Challenge:
A PE firm acquired a high-end specialty retail chain with 50 locations, aiming to grow revenue through operational efficiencies and customer experience enhancements. However, store-level management lacked standardization, inventory turnover was low, and customer satisfaction varied greatly by location. The cost of goods sold (COGS) was too high, impacting margins.
Solution:
ASAAP identified weak alignment between corporate strategy and store-level execution. Individual store managers made purchasing decisions without considering broader inventory strategy, leading to overstocking in some locations and frequent stockouts in others.
- Lean principles were used to optimize store layouts, improve stock replenishment, and eliminate unnecessary tasks in daily store operations.
- A Balanced Scorecard monitored store performance metrics such as sales per square foot, inventory turnover, and customer satisfaction scores.
- The firm centralized procurement and negotiated volume discounts with suppliers, reducing COGS.
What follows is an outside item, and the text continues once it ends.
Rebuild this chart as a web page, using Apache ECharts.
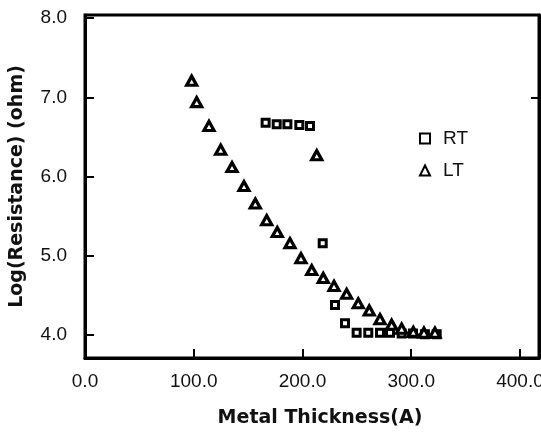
<!DOCTYPE html>
<html>
<head>
<meta charset="utf-8">
<script src="https://cdn.jsdelivr.net/npm/echarts@6/dist/echarts.min.js"></script>
<style>
  html, body { margin: 0; padding: 0; background: #fff; }
  #chart { width: 541px; height: 433px; }
</style>
</head>
<body>
<div id="chart"></div>
<script>
// 数据
const rtX = [166.1, 176.3, 186.1, 197.1, 206.9, 218.6, 229.9, 239.1, 249.8, 260.5, 271.3, 280.5, 291.2, 301.6, 312.6, 323.4]
const rtY = [6.68, 6.66, 6.66, 6.65, 6.64, 5.16, 4.38, 4.15, 4.03, 4.03, 4.03, 4.03, 4.02, 4.02, 4.01, 4.01]

const ltX = [98.1, 102.7, 114.0, 124.8, 135.2, 146.2, 156.6, 167.1, 176.8, 188.5, 198.6, 208.5, 213.1, 219.1, 229.0, 240.6, 251.3, 261.4, 271.3, 282.0, 291.2, 301.9, 311.7, 321.8]
const ltY = [7.21, 6.94, 6.64, 6.34, 6.12, 5.88, 5.66, 5.45, 5.30, 5.16, 4.97, 4.82, 6.27, 4.72, 4.62, 4.52, 4.40, 4.31, 4.20, 4.13, 4.08, 4.04, 4.03, 4.03]

const xTicks = [0, 100, 200, 300, 400]
const yTicks = [4, 5, 6, 7, 8]
const xRange = [0, 417.5]
const yRange = [3.71, 8.04]

function initChart() {
    let myChart = echarts.init(document.querySelector('#chart'))

    const labelFont = {
        fontFamily: 'Liberation Sans',
        fontSize: 19,
        color: '#111'
    }
    const frameLine = { show: true, onZero: false, lineStyle: { color: '#000', width: 3 } }

    const option = {
        backgroundColor: '#fff',
        animation: false,

        grid: {
            left: 85,
            right: 2,
            top: 15,
            bottom: 75,
            outerBoundsMode: 'none', // v6默认会收缩绘图区，这里关掉
            show: true,
            borderColor: '#000',
            borderWidth: 3
        },

        legend: {
            orient: 'vertical',
            left: 414,
            top: 124,
            itemWidth: 10,
            itemHeight: 10,
            itemGap: 13,
            textStyle: {
                fontFamily: 'Liberation Sans',
                fontSize: 19,
                color: '#111',
                padding: [0, 0, 0, 8]
            },
            data: ['RT', 'LT']
        },

        xAxis: {
            type: 'value',
            min: xRange[0],
            max: xRange[1],
            name: 'Metal Thickness(A)',
            nameLocation: 'middle',
            nameGap: 51,
            nameTextStyle: {
                fontFamily: 'DejaVu Sans',
                fontWeight: 'bold',
                fontSize: 19,
                color: '#111',
                padding: [0, 0, 0, 16]
            },
            axisLine: frameLine,
            axisTick: {
                show: true,
                inside: true,
                length: 9,
                lineStyle: { color: '#000', width: 2 },
                customValues: xTicks
            },
            axisLabel: {
                ...labelFont,
                margin: 14,
                customValues: xTicks,
                formatter: v => v.toFixed(1)
            },
            splitLine: { show: false }
        },

        yAxis: [
            {
                type: 'value',
                min: yRange[0],
                max: yRange[1],
                name: 'Log(Resistance) (ohm)',
                nameLocation: 'middle',
                nameGap: 58,
                nameTextStyle: {
                    fontFamily: 'DejaVu Sans',
                    fontWeight: 'bold',
                    fontSize: 19,
                    color: '#111'
                },
                axisLine: frameLine,
                axisTick: {
                    show: true,
                    inside: true,
                    length: 9,
                    lineStyle: { color: '#000', width: 2 },
                    customValues: yTicks
                },
                axisLabel: {
                    ...labelFont,
                    margin: 18,
                    customValues: yTicks,
                    formatter: v => v.toFixed(1)
                },
                splitLine: { show: false }
            },
            // 右边框
            {
                type: 'value',
                position: 'right',
                min: yRange[0],
                max: yRange[1],
                axisLine: frameLine,
                axisTick: {
                    show: true,
                    inside: true,
                    length: 8,
                    lineStyle: { color: '#000', width: 2 },
                    customValues: [7]
                },
                axisLabel: { show: false },
                splitLine: { show: false }
            }
        ],

        series: [
            {
                name: 'RT',
                type: 'scatter',
                symbol: 'rect',
                symbolSize: 7,
                itemStyle: { color: '#fff', borderColor: '#000', borderWidth: 3, opacity: 1 },
                data: rtX.map((x, i) => [x, rtY[i]])
            },
            {
                name: 'LT',
                type: 'scatter',
                symbol: 'triangle',
                symbolSize: [10, 9],
                itemStyle: { color: '#fff', borderColor: '#000', borderWidth: 3.2, opacity: 1 },
                data: ltX.map((x, i) => [x, ltY[i]])
            }
        ]
    }

    myChart.setOption(option)
}
initChart()
</script>
</body>
</html>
- Kaizen events in flagship stores tested new customer service models, which were then scaled across the chain.
Outcome:
- COGS reduced by 15% due to better supplier negotiations.
- Sales per square foot increased by 20%, driven by improved inventory management and customer experience.
- Customer satisfaction improved by 35%, leading to higher repeat business.
- The acquisition achieved a 3.8X return on investment in four years, with an 8X exit multiple upon sale to a strategic buyer.